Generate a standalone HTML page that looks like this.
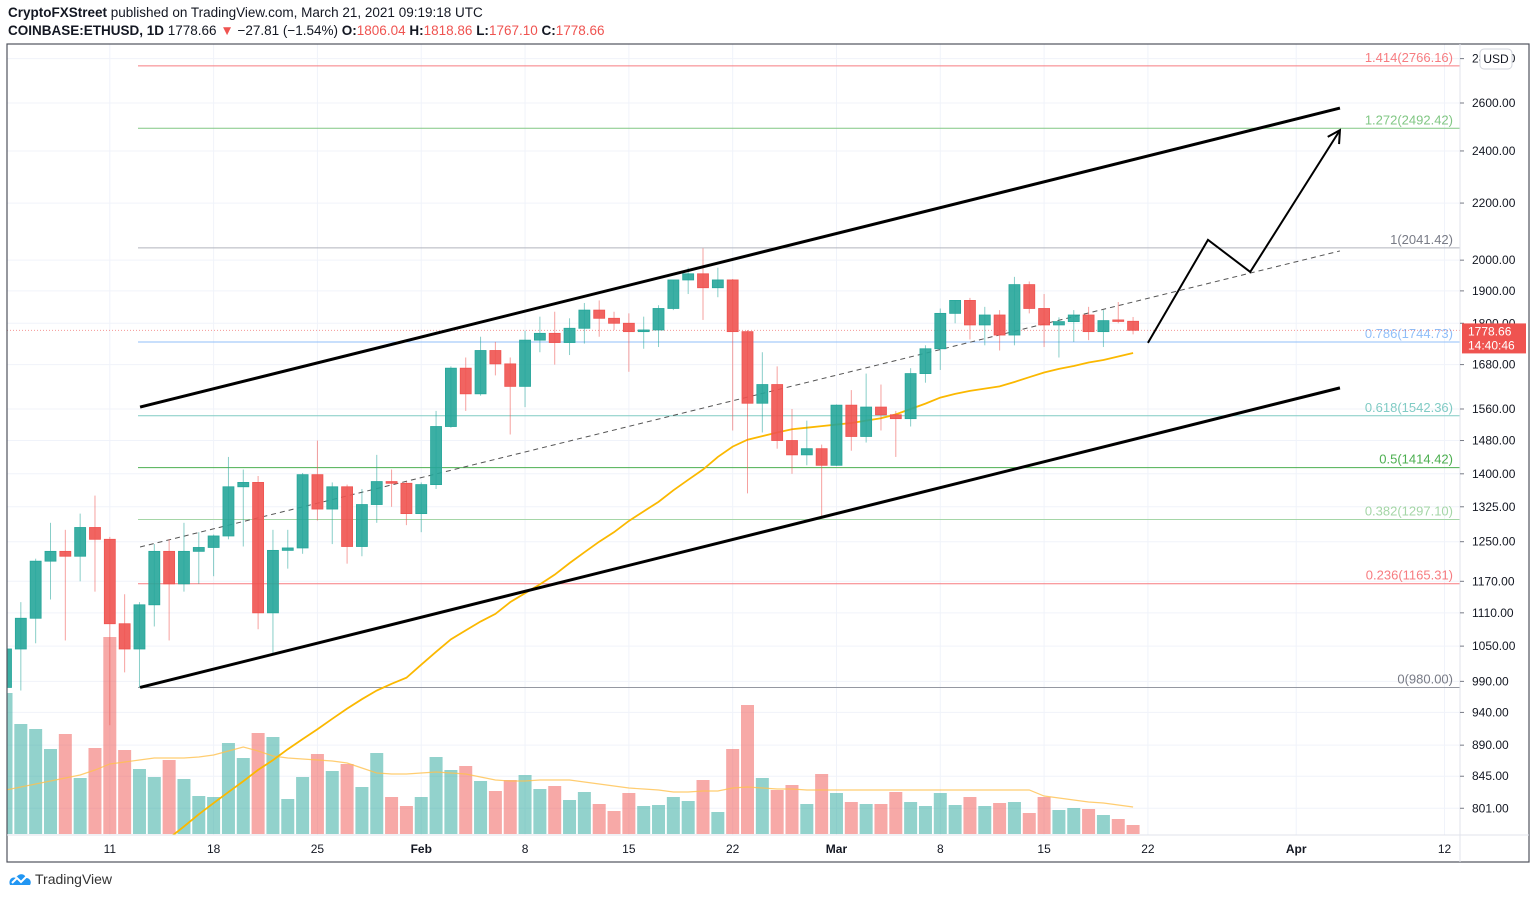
<!DOCTYPE html>
<html><head><meta charset="utf-8"><title>ETHUSD chart</title>
<style>
html,body{margin:0;padding:0;background:#fff;}
body{width:1536px;height:900px;overflow:hidden;font-family:"Liberation Sans",sans-serif;position:relative;}
.hdr{position:absolute;left:8px;font-size:13.5px;color:#131722;white-space:nowrap;}
.r{color:#ef5350}
</style></head><body>
<div class="hdr" style="top:5px"><b>CryptoFXStreet</b> published on TradingView.com, March 21, 2021 09:19:18 UTC</div>
<div class="hdr" style="top:23px"><b>COINBASE:ETHUSD, 1D</b> 1778.66 <span class="r">▼</span> −27.81 (−1.54%) <b>O:</b><span class="r">1806.04</span> <b>H:</b><span class="r">1818.86</span> <b>L:</b><span class="r">1767.10</span> <b>C:</b><span class="r">1778.66</span></div>
<svg id="chart" width="1536" height="900" style="position:absolute;left:0;top:0"></svg>
<div style="position:absolute;left:8px;top:871px;font-size:14px;color:#333;display:flex;align-items:center">
<svg width="24" height="16" viewBox="0 0 24 16"><path d="M2 14 C0 9 4 5 8 7 C10 2 17 2 18 7 C22 7 24 11 22 14 Z" fill="#2196f3"/><path d="M4 12 L9 7 L13 11 L19 5" stroke="#fff" stroke-width="2" fill="none"/></svg>
<span style="margin-left:3px">TradingView</span></div>
<script>
// ---- data ----
const dateLabels = ["11","18","25","Feb","8","15","22","Mar","8","15","22","Apr","12"];
const dateLabelIdx = [7,14,21,28,35,42,49,56,63,70,77,87,97];
const priceTicks = [2800,2600,2400,2200,2000,1900,1800,1680,1560,1480,1400,1325,1250,1170,1110,1050,990,940,890,845,801];
const opens = [980,1045,1100,1210,1230,1220,1280,1255,1090,1045,1125,1230,1165,1230,1238,1262,1370,1380,1110,1232,
1237,1398,1320,1370,1240,1330,1382,1378,1310,1375,1515,1670,1600,1720,1682,1620,1750,1770,1743,1785,1840,
1815,1800,1775,1780,1845,1935,1955,1910,1935,1775,1575,1625,1480,1445,1460,1420,1570,1490,1565,1545,1535,
1655,1725,1830,1870,1795,1825,1765,1920,1845,1795,1805,1825,1775,1810,1806];
const highs = [1050,1130,1215,1290,1275,1310,1350,1260,1145,1130,1245,1255,1290,1270,1265,1440,1410,1395,1275,1275,
1402,1480,1380,1375,1365,1445,1410,1382,1380,1555,1675,1700,1760,1745,1700,1778,1820,1835,1815,1862,1870,
1835,1830,1820,1855,1935,1975,2040,1975,1938,1780,1715,1675,1560,1530,1470,1572,1610,1655,1625,1555,1670,
1735,1845,1870,1878,1850,1840,1945,1930,1890,1818,1840,1850,1840,1865,1819];
const lows = [975,975,1055,1135,1060,1170,1150,920,1005,980,1085,1060,1150,1165,1180,1255,1240,1080,1035,1195,
1225,1295,1245,1205,1220,1290,1325,1285,1270,1365,1512,1555,1595,1650,1495,1565,1715,1680,1707,1740,1760,
1780,1660,1725,1730,1840,1890,1810,1880,1505,1355,1500,1460,1400,1420,1300,1418,1455,1475,1505,1440,1515,
1630,1665,1800,1752,1735,1720,1735,1830,1730,1700,1745,1750,1730,1800,1767];
const closes = [1045,1100,1210,1230,1220,1280,1255,1090,1045,1125,1230,1165,1230,1238,1262,1370,1380,1110,1232,1237,
1398,1320,1370,1240,1330,1382,1378,1310,1375,1515,1670,1600,1720,1682,1620,1750,1770,1743,1785,1840,1815,
1800,1775,1780,1845,1935,1955,1910,1935,1775,1575,1625,1480,1445,1460,1420,1570,1490,1565,1545,1535,1655,
1725,1830,1870,1795,1825,1765,1920,1845,1795,1805,1825,1775,1808,1806,1779];
const volumes = [141,110,105,85,100,56,86,197,84,65,57,74,55,38,37,91,76,101,97,35,
57,80,63,70,47,81,37,28,37,77,64,68,53,43,54,59,45,48,34,
42,30,23,41,28,29,37,33,54,22,85,129,56,44,49,30,60,41,32,30,30,42,32,28,41,29,37,28,31,32,21,37,24,26,25,19,15,9];
const volumeMA = [44,47,50,53,56,59,64,70,72,74,76,76,76,77,79,83,87,83,78,76,75,74,73,71,66,61,60,60,61,62,61,60,57,54,53,53,54,54,54,52,50,48,46,45,44,42,42,43,43,46,47,46,45,45,44,44,44,44,44,44,44,44,44,44,44,44,44,44,44,44,38,36,34,32,31,29,27];
const maStart = 11;
const priceMA = [762,777,793,808,823,838,854,868,884,899,914,930,946,961,975,986,996,1018,1040,1062,1078,1094,1108,1130,1147,1164,1183,1206,1228,1250,1270,1294,1315,1336,1362,1386,1410,1440,1465,1482,1491,1500,1508,1512,1516,1520,1524,1530,1536,1546,1560,1574,1590,1600,1608,1614,1620,1632,1645,1658,1668,1676,1686,1693,1703,1713];
const fibRatios = ["1.414","1.272","1","0.786","0.618","0.5","0.382","0.236","0"];
const fibPrices = [2766.16,2492.42,2041.42,1744.73,1542.36,1414.42,1297.10,1165.31,980.00];
const fibColors = ["#f77c80","#81c784","#b2b5be","#90bff9","#80cbc4","#4caf50","#a5d6a7","#f77c80","#9598a1"];
const channelTop = [[9.04,1565],[89.95,2578]];
const channelBottom = [[9.04,980],[89.95,1616]];
const channelMid = [[9.04,1239],[89.95,2031]];
const projection = [[77.0,1742],[81.05,2069],[83.9,1961],[89.95,2485]];
const lastPrice = 1778.66;

// ---- scales ----
const X0=6, DX=14.83, LN_TOP=Math.log(2600), Y_TOP=103, KY=599;
const xS = i => X0 + DX*i;
const yS = p => Y_TOP + (LN_TOP - Math.log(p))*KY;
const VBASE=834, VK=1.0;
const yV = v => VBASE - v*VK;
const L=7,T=44,R=1460,B=835,RR=1529,BB=862;

const svg=document.getElementById('chart');
const NS='http://www.w3.org/2000/svg';
function mk(tag,attrs,parent){const e=document.createElementNS(NS,tag);for(const k in attrs)e.setAttribute(k,attrs[k]);(parent||svg).appendChild(e);return e;}

const defs=mk('defs',{});
const cp=mk('clipPath',{id:'pane'},defs);
mk('rect',{x:L,y:T,width:R-L,height:B-T},cp);

// grid
const grid=mk('g',{});


priceTicks.forEach(p=>{const y=yS(p);if(y>T&&y<B)mk('line',{x1:L,x2:R,y1:y,y2:y,stroke:'#f0f3fa','stroke-width':1},grid);});
dateLabelIdx.forEach(i=>{const x=xS(i);mk('line',{x1:x,x2:x,y1:T,y2:B,stroke:'#f0f3fa','stroke-width':1},grid);});

const pane=mk('g',{'clip-path':'url(#pane)'});

// volume
const vg=mk('g',{},pane);


volumes.forEach((v,i)=>{
  const up=closes[i]>=opens[i];
  const b=mk('rect',{x:xS(i)-6.5,y:yV(v),width:13,height:VBASE-yV(v),fill:up?'#26a69a':'#ef5350','fill-opacity':0.5},vg);
  
  
});
const vma=mk('polyline',{points:volumeMA.map((v,i)=>xS(i)+','+yV(v)).join(' '),fill:'none',stroke:'#ffc14d','stroke-width':1.2,'stroke-opacity':0.8},pane);



// fib levels
const fg=mk('g',{},pane);


fibPrices.forEach((p,k)=>{
  const y=yS(p);
  mk('line',{x1:138,x2:R,y1:y,y2:y,stroke:fibColors[k],'stroke-width':1},fg);
  const t=mk('text',{x:1453,y:y-4,'text-anchor':'end','font-size':13,fill:fibColors[k]==='#b2b5be'||fibColors[k]==='#9598a1'?'#787b86':fibColors[k]},fg);
  t.textContent=fibRatios[k]+'('+p.toFixed(2)+')';
  
  
});

// last price dotted line
const lp=mk('line',{x1:L,x2:R,y1:yS(lastPrice),y2:yS(lastPrice),stroke:'#ef5350','stroke-width':1,'stroke-dasharray':'1,2','stroke-opacity':0.6},pane);



// price MA
const pma=mk('polyline',{points:priceMA.map((v,k)=>xS(k+maStart)+','+yS(v)).join(' '),fill:'none',stroke:'#fbb800','stroke-width':1.8},pane);



// channel lines
function seg(pts,attrs,name){const e=mk('polyline',Object.assign({points:pts.map(q=>xS(q[0])+','+yS(q[1])).join(' '),fill:'none'},attrs),pane);return e;}
seg(channelMid,{stroke:'#555','stroke-width':1,'stroke-dasharray':'5,4'},'channel-midline');

// candles
const cg=mk('g',{},pane);


opens.forEach((o,i)=>{
  const c=closes[i],up=c>=o,col=up?'#26a69a':'#ef5350',x=xS(i);
  const g=mk('g',{},cg);
  
  
  mk('line',{x1:x,x2:x,y1:yS(highs[i]),y2:yS(lows[i]),stroke:col,'stroke-width':1,'stroke-opacity':0.55},g);
  const yt=yS(Math.max(o,c)),yb=yS(Math.min(o,c));
  mk('rect',{x:x-5.5,y:yt,width:11,height:Math.max(1.5,yb-yt),fill:col,'fill-opacity':0.9,stroke:col,'stroke-width':0.8},g);
});

seg(channelTop,{stroke:'#000','stroke-width':3},'channel-upper-line');
seg(channelBottom,{stroke:'#000','stroke-width':3},'channel-lower-line');
seg(projection,{stroke:'#000','stroke-width':2},'projection-path');
// arrow head
const pe=projection[projection.length-1],pb=projection[projection.length-2];
const ex=xS(pe[0]),ey=yS(pe[1]),bx=xS(pb[0]),by=yS(pb[1]);
const ang=Math.atan2(ey-by,ex-bx),hl=14;
const ah=mk('polyline',{points:`${ex-hl*Math.cos(ang-0.5)},${ey-hl*Math.sin(ang-0.5)} ${ex},${ey} ${ex-hl*Math.cos(ang+0.5)},${ey-hl*Math.sin(ang+0.5)}`,fill:'none',stroke:'#000','stroke-width':2},pane);



// frame
mk('rect',{x:L,y:T,width:RR-L,height:BB-T,fill:'none',stroke:'#50535e','stroke-width':1.2});
mk('line',{x1:R,x2:R,y1:T,y2:BB,stroke:'#e0e3eb','stroke-width':1});
mk('line',{x1:L,x2:RR,y1:B,y2:B,stroke:'#e0e3eb','stroke-width':1});

// price axis
const pa=mk('g',{});


priceTicks.forEach(p=>{const y=yS(p);if(y<T||y>B)return;
  mk('line',{x1:R,x2:R+4,y1:y,y2:y,stroke:'#787b86'},pa);
  const t=mk('text',{x:R+12,y:y+4,'font-size':12,fill:'#131722'},pa);t.textContent=p.toFixed(2);
  
  });
// USD badge
const ub=mk('g',{});


mk('rect',{x:1480,y:49,width:32,height:20,rx:4,fill:'#fff',stroke:'#d1d4dc'},ub);
const ut=mk('text',{x:1496,y:63,'text-anchor':'middle','font-size':12,fill:'#131722'},ub);ut.textContent='USD';
// last price label
const lg=mk('g',{});


const ly=yS(lastPrice);
mk('rect',{x:R+2,y:ly-7,width:64,height:30,fill:'#ef5350'},lg);
const l1=mk('text',{x:R+8,y:ly+5,'font-size':12,fill:'#fff'},lg);l1.textContent=lastPrice.toFixed(2);
const l2=mk('text',{x:R+8,y:ly+19,'font-size':12,fill:'#fff'},lg);l2.textContent='14:40:46';

// time axis
const ta=mk('g',{});


dateLabels.forEach((d,k)=>{const x=xS(dateLabelIdx[k]);if(x>R)return;
  const bold=(d==='Feb'||d==='Mar'||d==='Apr');
  const t=mk('text',{x:x,y:853,'text-anchor':'middle','font-size':12,fill:'#131722','font-weight':bold?'bold':'normal'},ta);t.textContent=d;
  
  });
</script>
</body></html>
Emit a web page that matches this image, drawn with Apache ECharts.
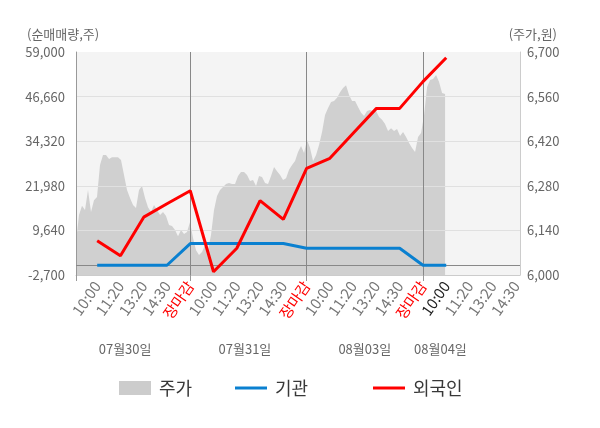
<!DOCTYPE html>
<html>
<head>
<meta charset="utf-8">
<script src="https://cdn.jsdelivr.net/npm/echarts@6/dist/echarts.min.js"></script>
<style>
html,body{margin:0;padding:0;background:#fff;}
#c{width:600px;height:428px;}
</style>
</head>
<body>
<div id="c"></div>
<script>
// ---- data ----
const timeLabels = ['10:00','11:20','13:20','14:30','장마감',
                    '10:00','11:20','13:20','14:30','장마감',
                    '10:00','11:20','13:20','14:30','장마감',
                    '10:00','11:20','13:20','14:30'];
const dateLabels = ['07월30일','07월31일','08월03일','08월04일'];
// net buying (shares) at label points 1..16
const institution = [0, 0, 0, 0, 6000, 6000, 6000, 6000, 6000, 4700, 4700, 4700, 4700, 4700, 0, 0];
const foreigner   = [6800, 2600, 13300, 17000, 20600, -1800, 4700, 17900, 12700, 26800, 29600, 36500, 43400, 43400, 50800, 57400];
// intraday price (won), evenly sampled from day1 open to day4 ~10:00
const price = [
 6104,6188,6217,6204,6267,6198,6235,6245,6345,6377,6377,6364,6370,6370,6370,6361,6314,6267,6242,6220,
 6210,6267,6279,6242,6213,6198,6220,6204,6188,6198,6185,6157,6154,6141,6122,6141,6129,6135,6166,6116,
 6078,6063,6072,6094,6078,6126,6204,6248,6267,6276,6286,6289,6286,6286,6311,6323,6323,6314,6295,6298,
 6279,6311,6308,6289,6286,6311,6339,6326,6314,6298,6304,6330,6345,6358,6386,6405,6383,6424,6399,6358,
 6377,6408,6449,6502,6524,6543,6546,6556,6574,6587,6596,6565,6546,6546,6527,6509,6499,6515,6518,6515,
 6515,6496,6487,6474,6452,6461,6452,6458,6436,6449,6433,6414,6399,6386,6433,6446,6502,6590,6612,6615,
 6628,6606,6571,6568];
const leftTicksMin = -2700, leftTicksMax = 59000, leftStep = 12340;
const rightMin = 6000, rightMax = 6700, rightStep = 140;

// ---- layout constants ----
const X_MIN = 0.09, X_MAX = 19.17;
const PRICE_START = 0.09, PRICE_END = 15.95;
const DATE_POS = [2.2, 7.35, 12.5, 15.75];

const fmt = v => Math.round(v).toLocaleString('en-US');
const leftOff = -leftTicksMin;   // plot left values offset so ticks start at 0
const rightOff = -rightMin;

const priceData = price.map((p, i) => [PRICE_START + i * (PRICE_END - PRICE_START) / (price.length - 1), p + rightOff]);
const instData = institution.map((v, i) => [i + 1, v + leftOff]);
const forData = foreigner.map((v, i) => [i + 1, v + leftOff]);

const FONT = "'Noto Sans CJK KR','Noto Sans',sans-serif";
const legendText = {fontSize: 18, color: '#383838', fontFamily: FONT, padding: [0, 0, 0, 3]};
const chart = echarts.init(document.getElementById('c'), null, {renderer: 'canvas'});
chart.setOption({
  animation: false,
  textStyle: {fontFamily: FONT},
  title: [
    {text: '(순매매량,주)', left: 22, top: 23, textStyle: {fontSize: 13, fontWeight: 'normal', color: '#666', fontFamily: FONT}},
    {text: '(주가,원)', right: 38, top: 23, textStyle: {fontSize: 13, fontWeight: 'normal', color: '#666', fontFamily: FONT}}
  ],
  grid: {left: 76, right: 80, top: 52, bottom: 153, show: true, backgroundColor: '#f4f4f4', borderWidth: 0, outerBoundsMode: 'none'},
  legend: [
    {data: [{name: '주가', icon: 'rect'}], left: 114, top: 374, itemWidth: 32, itemHeight: 14, textStyle: legendText},
    {data: [{name: '기관', icon: 'rect'}], left: 230, top: 374, itemWidth: 32, itemHeight: 3, textStyle: legendText},
    {data: [{name: '외국인', icon: 'rect'}], left: 368, top: 374, itemWidth: 32, itemHeight: 3, textStyle: legendText}
  ],
  xAxis: [
    {type: 'value', min: X_MIN, max: X_MAX, position: 'bottom',
     axisLine: {show: true, onZero: false, lineStyle: {color: '#cccccc'}},
     axisTick: {show: true, customValues: [X_MIN, 5, 10, 15], length: 6, lineStyle: {color: '#999'}},
     splitLine: {show: false},
     axisLabel: {show: true, customValues: timeLabels.map((t, i) => i + 1), rotate: 55, margin: 8,
       formatter: v => {
         const i = Math.round(v) - 1;
         const t = timeLabels[i];
         if (t === '장마감') return '{r|' + t + '}';
         if (i === 15) return '{d|' + t + '}';
         return '{n|' + t + '}';
       },
       rich: {
         n: {color: '#777', fontSize: 15, fontFamily: FONT},
         r: {color: '#ff0000', fontSize: 15, fontFamily: FONT},
         d: {color: '#222', fontSize: 15, fontFamily: FONT}
       }}},
    {type: 'value', min: X_MIN, max: X_MAX, position: 'top',
     axisLine: {show: false},
     axisTick: {show: true, customValues: [X_MIN, 5, 10, 15, X_MAX], length: 7, lineStyle: {color: '#999'}},
     splitLine: {show: false}, axisLabel: {show: false}},
    {type: 'value', min: X_MIN, max: X_MAX, position: 'bottom', offset: 60,
     axisLine: {show: false}, axisTick: {show: false}, splitLine: {show: false},
     axisLabel: {show: true, customValues: DATE_POS, color: '#666', fontSize: 13, fontFamily: FONT,
       formatter: v => dateLabels[DATE_POS.findIndex(p => Math.abs(p - v) < 0.01)] || ''}}
  ],
  yAxis: [
    {type: 'value', position: 'left', min: 0, max: leftTicksMax - leftTicksMin, interval: leftStep, z: 2,
     axisLine: {show: true, lineStyle: {color: '#999'}}, axisTick: {show: false},
     axisLabel: {color: '#666', fontSize: 13, margin: 11, fontFamily: FONT, formatter: v => fmt(v - leftOff)},
     splitLine: {show: true, showMaxLine: false, showMinLine: false, lineStyle: {color: '#e0e0e0'}}},
    {type: 'value', position: 'right', min: 0, max: rightMax - rightMin, interval: rightStep, z: 2,
     axisLine: {show: true, lineStyle: {color: '#cccccc'}}, axisTick: {show: false},
     axisLabel: {color: '#666', fontSize: 13, margin: 7, fontFamily: FONT, formatter: v => fmt(v - rightOff)},
     splitLine: {show: false}}
  ],
  series: [
    {name: '주가', type: 'line', xAxisIndex: 0, yAxisIndex: 1, data: priceData, symbol: 'none', z: 1,
     itemStyle: {color: '#cccccc'}, lineStyle: {width: 0, color: '#cccccc'},
     areaStyle: {color: '#d0d0d0', opacity: 1}},
    {name: 'guide', type: 'line', xAxisIndex: 0, yAxisIndex: 0, data: [], z: 2,
     markLine: {silent: true, symbol: 'none', z: 2.5, label: {show: false},
       lineStyle: {color: '#888', width: 1, type: 'solid'},
       data: [{xAxis: 5}, {xAxis: 10}, {xAxis: 15}, {yAxis: leftOff}]}},
    {name: '기관', type: 'line', xAxisIndex: 0, yAxisIndex: 0, data: instData, symbol: 'none', z: 3,
     itemStyle: {color: '#0a80d0'}, lineStyle: {width: 3, color: '#0a80d0'}},
    {name: '외국인', type: 'line', xAxisIndex: 0, yAxisIndex: 0, data: forData, symbol: 'none', z: 4,
     itemStyle: {color: '#ff0000'}, lineStyle: {width: 3, color: '#ff0000'}}
  ]
});
</script>
</body>
</html>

◆ WHAT YOU SHOULD DO ◆
Consider the entries above and return each line with the string "that".

◆ ANSWER BELOW ◆
Generate a standalone HTML page that looks like this.
Emit a web page that matches this image, drawn with Apache ECharts.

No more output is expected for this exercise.